Link road to split Takapu Valley
The Petone-Grenada highway appears destined to run through Takapu Valley, after most of the affected councils threw their support behind the idea.
Wellington City, Porirua and Kapiti Coast councils all want to see a two-lane link road built through the valley north of Wellington to connect the proposed fourlane Petone-Grenada highway with the Transmission Gully motorway.
NZ Transport Agency has said the link road is needed to take the pressure off State Highway 1 at Tawa, which could have an extra 9000 vehicles a day once the Gully motorway is connected to the north in 2020 and Petone-Grenada is connected to the south in 2023.

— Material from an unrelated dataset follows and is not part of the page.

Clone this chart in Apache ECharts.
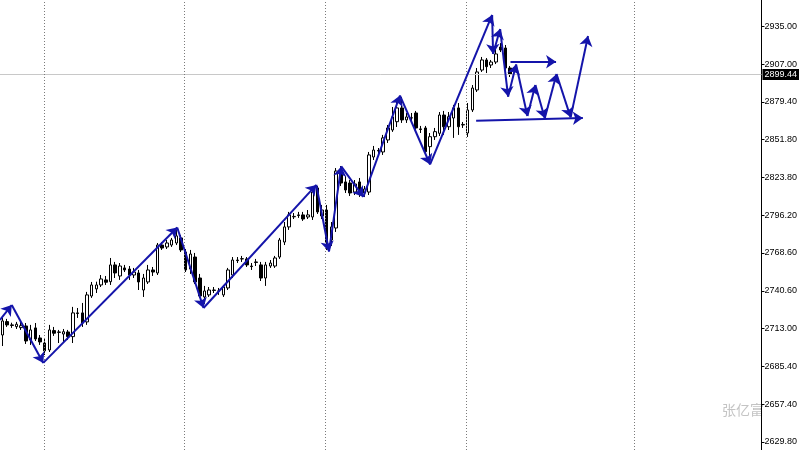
<!DOCTYPE html>
<html>
<head>
<meta charset="utf-8">
<script src="https://cdn.jsdelivr.net/npm/echarts@6/dist/echarts.min.js"></script>
<style>
html,body{margin:0;padding:0;background:#fff;}
#chart{width:800px;height:450px;}
</style>
</head>
<body>
<div id="chart"></div>
<script>
// ---- data ----
// candles: [open, close, low, high]
const candles = [
[2708.3,2718.6,2700.2,2720.8],[2718.1,2715.7,2714.2,2720.1],[2715.7,2715.3,2713.5,2717.3],[2714.4,2716.2,2712.7,2717.9],
[2713.7,2715.1,2712.0,2717.9],[2714.9,2703.9,2701.7,2717.1],[2704.6,2712.0,2701.0,2715.7],[2713.5,2705.4,2703.9,2717.1],
[2706.1,2703.2,2701.0,2708.3],[2702.4,2696.6,2693.6,2706.1],[2697.3,2712.0,2695.8,2715.7],[2711.5,2709.6,2707.6,2714.2],
[2710.2,2710.5,2702.4,2712.0],[2709.0,2710.7,2703.2,2712.7],[2710.5,2707.1,2704.6,2712.0],[2707.1,2724.5,2702.4,2728.9],
[2724.5,2724.1,2720.8,2728.1],[2724.5,2717.1,2714.2,2731.8],[2717.9,2737.7,2715.7,2739.9],[2736.9,2745.0,2735.5,2747.2],
[2742.1,2745.0,2739.1,2747.4],[2745.0,2749.4,2743.5,2752.3],[2748.7,2747.0,2745.0,2751.6],[2747.4,2759.7,2745.0,2764.8],
[2759.7,2753.8,2750.1,2761.9],[2751.6,2758.9,2748.7,2761.1],[2757.5,2756.0,2754.5,2759.7],[2756.7,2752.3,2748.7,2758.9],
[2752.3,2754.5,2750.1,2757.5],[2753.8,2747.2,2741.3,2756.0],[2741.3,2750.1,2736.2,2753.1],[2747.2,2756.0,2745.7,2759.7],
[2756.0,2754.5,2751.6,2758.2],[2753.8,2774.3,2752.3,2775.8],[2774.3,2772.1,2770.7,2776.5],[2772.9,2775.8,2771.4,2778.0],
[2774.3,2778.0,2772.9,2779.5],[2775.8,2781.0,2774.3,2785.4],[2779.5,2770.7,2769.2,2781.7],[2769.2,2756.0,2754.5,2771.4],
[2756.7,2767.7,2753.1,2770.7],[2765.5,2747.2,2745.7,2768.5],[2750.1,2736.9,2735.5,2753.1],[2736.2,2740.6,2731.1,2744.3],
[2737.7,2741.3,2736.2,2743.5],[2741.3,2741.0,2739.1,2743.5],[2740.6,2740.5,2737.7,2742.8],[2737.7,2743.5,2736.2,2745.0],
[2742.8,2756.0,2741.3,2757.5],[2752.3,2763.3,2750.1,2765.5],[2763.3,2762.9,2761.1,2765.5],[2764.1,2764.3,2761.9,2766.3],
[2764.1,2759.7,2758.2,2765.5],[2758.9,2758.5,2756.0,2761.1],[2761.9,2761.5,2758.9,2764.1],[2759.7,2750.1,2747.9,2761.9],
[2750.1,2759.7,2744.3,2761.9],[2758.9,2761.1,2757.5,2763.3],[2758.9,2764.8,2757.5,2766.3],[2765.5,2778.0,2764.1,2779.5],
[2776.5,2787.6,2774.3,2791.2],[2787.6,2796.4,2785.4,2798.6],[2795.0,2795.3,2793.4,2797.8],[2796.4,2796.0,2794.2,2798.6],
[2796.4,2793.4,2792.0,2798.6],[2794.9,2796.4,2793.4,2800.0],[2794.9,2813.2,2792.7,2816.2],[2816.2,2798.6,2797.1,2817.6],
[2795.6,2800.0,2793.4,2803.7],[2800.0,2776.5,2770.7,2803.7],[2778.0,2787.6,2773.6,2791.2],[2786.8,2828.6,2783.9,2830.8],
[2827.9,2819.8,2817.6,2832.3],[2820.6,2814.7,2812.5,2825.0],[2819.8,2812.5,2810.3,2822.0],[2813.2,2819.1,2811.0,2822.0],
[2820.6,2812.5,2809.6,2823.5],[2812.5,2815.4,2809.6,2817.6],[2813.2,2840.4,2811.0,2842.6],[2838.9,2844.0,2836.7,2847.0],
[2843.7,2843.3,2841.8,2845.5],[2842.6,2852.9,2840.4,2855.1],[2851.4,2860.2,2849.2,2862.4],[2858.7,2868.3,2857.3,2875.6],
[2864.8,2874.9,2860.9,2880.7],[2874.9,2866.1,2863.9,2882.9],[2866.1,2868.3,2863.9,2871.2],[2867.5,2867.7,2863.9,2871.2],
[2871.2,2860.2,2858.7,2872.7],[2859.5,2859.1,2856.5,2861.7],[2860.2,2842.8,2841.8,2861.7],[2846.5,2853.8,2834.5,2856.5],
[2853.8,2857.5,2851.4,2860.2],[2856.3,2869.7,2854.3,2871.9],[2869.7,2861.1,2855.1,2872.7],[2861.1,2868.5,2858.7,2871.9],
[2867.5,2874.9,2852.9,2877.1],[2874.9,2861.1,2855.1,2878.5],[2862.4,2862.8,2860.2,2864.6],[2856.5,2873.4,2853.6,2878.5],
[2873.4,2889.5,2871.9,2891.7],[2888.1,2901.3,2886.6,2904.2],[2902.7,2910.1,2901.3,2912.3],[2910.1,2905.2,2900.5,2911.5],
[2906.4,2908.6,2904.2,2910.1],[2908.6,2914.5,2907.1,2918.9],[2919.6,2917.4,2915.9,2922.5],[2918.9,2904.2,2902.7,2921.1],
[2904.2,2899.44,2897.6,2905.7]
];
const slotCount = 162; // bar slots on the time axis (incl. empty right shift)
const categories = Array.from({length: slotCount}, (_, i) => String(i));

const tickLabels = ['2629.80','2657.40','2685.40','2713.00','2740.60','2768.60','2796.20','2823.80','2851.80','2879.40','2907.00','2935.00'];
const lastPrice = 2899.44;
const priceMin = 2623.9, priceMax = 2954.1;

// zigzag drawing (bar index, price)
const zigzagPoints = [
[-0.5,2719.3],[2.0,2730.3],[8.7,2687.8],[37.2,2787.2],[42.8,2728.1],[66.8,2818.4],[69.5,2769.6],
[72.1,2832.0],[76.8,2809.6],[84.6,2884.0],[91.0,2833.4],[104.2,2943.1],[104.4,2914.5],[105.9,2932.8],
[107.6,2883.2],[109.3,2906.8],[111.7,2869.0],[113.4,2891.7],[115.4,2867.3],[117.9,2899.8],[120.9,2868.0],[124.6,2927.7]
];
const upperArrow = [[108.1,2908.8],[117.8,2908.8]];
const lowerArrow = [[100.8,2865.5],[123.5,2867.5]];
const separators = [8.84, 38.78, 68.71, 98.59, 134.53];

// ---- chart ----
const blue = '#1414aa';
const segs = [];
for (let i = 0; i < zigzagPoints.length - 1; i++) segs.push({coords: [zigzagPoints[i], zigzagPoints[i+1]]});
segs.push({coords: upperArrow});
segs.push({coords: lowerArrow});

const chart = echarts.init(document.getElementById('chart'), null, {renderer: 'canvas'});
chart.setOption({
  animation: false,
  backgroundColor: '#fff',
  grid: {left: 0, right: 37, top: 0, bottom: 0, containLabel: false},
  xAxis: [
    {type: 'category', data: categories, boundaryGap: true, show: false},
    {type: 'value', min: -0.5, max: slotCount - 0.5, show: false}
  ],
  yAxis: [{
    type: 'value', position: 'right', min: priceMin, max: priceMax, scale: true,
    axisLine: {show: true, onZero: false, lineStyle: {color: '#000', width: 1}},
    axisTick: {show: true, length: 3, lineStyle: {color: '#000'}, customValues: tickLabels.map(Number)},
    axisLabel: {show: true, margin: 3, color: '#000', fontSize: 9, fontFamily: 'Liberation Sans, Arial, sans-serif',
      customValues: tickLabels.map(Number), formatter: v => v.toFixed(2)},
    splitLine: {show: false}
  }],
  graphic: [{
    type: 'text', left: 722, top: 403, z: -1,
    style: {text: '张亿富', fill: '#c4c4c4', font: '14px "Noto Sans CJK SC"'}
  }],
  series: [
    {
      type: 'candlestick', xAxisIndex: 0, yAxisIndex: 0, data: candles, barWidth: 3,
      itemStyle: {color: '#fff', color0: '#000', borderColor: '#000', borderColor0: '#000', borderWidth: 1},
      markLine: {
        silent: true, symbol: 'none', animation: false,
        lineStyle: {color: '#c8c8c8', type: 'solid', width: 1},
        label: {position: 'end', distance: 1, formatter: () => lastPrice.toFixed(2), color: '#fff', backgroundColor: '#000',
          padding: [1, 2, 1, 2], fontSize: 9, fontFamily: 'Liberation Sans, Arial, sans-serif'},
        data: [{yAxis: lastPrice}]
      },
      z: 2
    },
    {
      type: 'scatter', xAxisIndex: 1, yAxisIndex: 0, data: [[0, priceMin - 10]], symbolSize: 0, silent: true,
      markLine: {
        silent: true, symbol: 'none', animation: false,
        lineStyle: {color: '#7a7a7a', type: [1, 2], width: 1},
        label: {show: false},
        data: separators.map(s => ({xAxis: s}))
      },
      z: 1
    },
    {
      type: 'lines', coordinateSystem: 'cartesian2d', xAxisIndex: 1, yAxisIndex: 0,
      symbol: ['none', 'arrow'], symbolSize: [0, 10],
      lineStyle: {color: blue, width: 2, opacity: 1, curveness: 0},
      itemStyle: {color: blue},
      data: segs, z: 5
    }
  ]
});
</script>
</body>
</html>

Building the link road would affect one house and a further 21 land parcels.
If it does not go ahead, the other solution is to widen SH1 at Tawa from four lanes to six, which would affect six houses and 30 land parcels.
But Wellington Regional Council is not convinced either option is needed, and has called on the agency to take a ‘‘wait and see’’ approach.
The regional council believes the forecast 19 per cent surge in congestion through to 2031 is not that significant and says it is uncertain exactly when it will materialise, if at all.
The various council opinions have been expressed by their chief executives in a report that will be debated by the regional council’s regional transport committee next week.
The committee, on which all of the Wellington region’s mayors sit, has been asked to support the Takapu link road option.
The final decision will be made by NZTA this year.
The chief executives’ report says building the Takapu link or widening SH1 at Tawa would reduce travel times south during the morning rush by 10 to 30 seconds, while travel times north would improve by 90 to 170 seconds in the evening.
The link road is expected to cost between $30 million and $60m, while widening SH1 would cost between $25m and $60m.
Stephen Mulholland, whose property would be split in two by the Takapu link road, questioned what information had been provided to the chief executives by NZTA.
He believed the link road would be more expensive, less efficient and require the demolition of more homes than the agency had claimed.
He called for the briefing papers to be made public.
Raewyn Bleakley, director of NZTA’s central region, said the organisation had been very open about the pros and cons of each option and would be releasing information from the council briefings this month.
Wrong direction: Stephen Mulholland, whose Takapu Valley farm would be split in two by the proposed link road, says it would be more expensive, less efficient and require the demolition of more homes than NZ Transport Agency has claimed.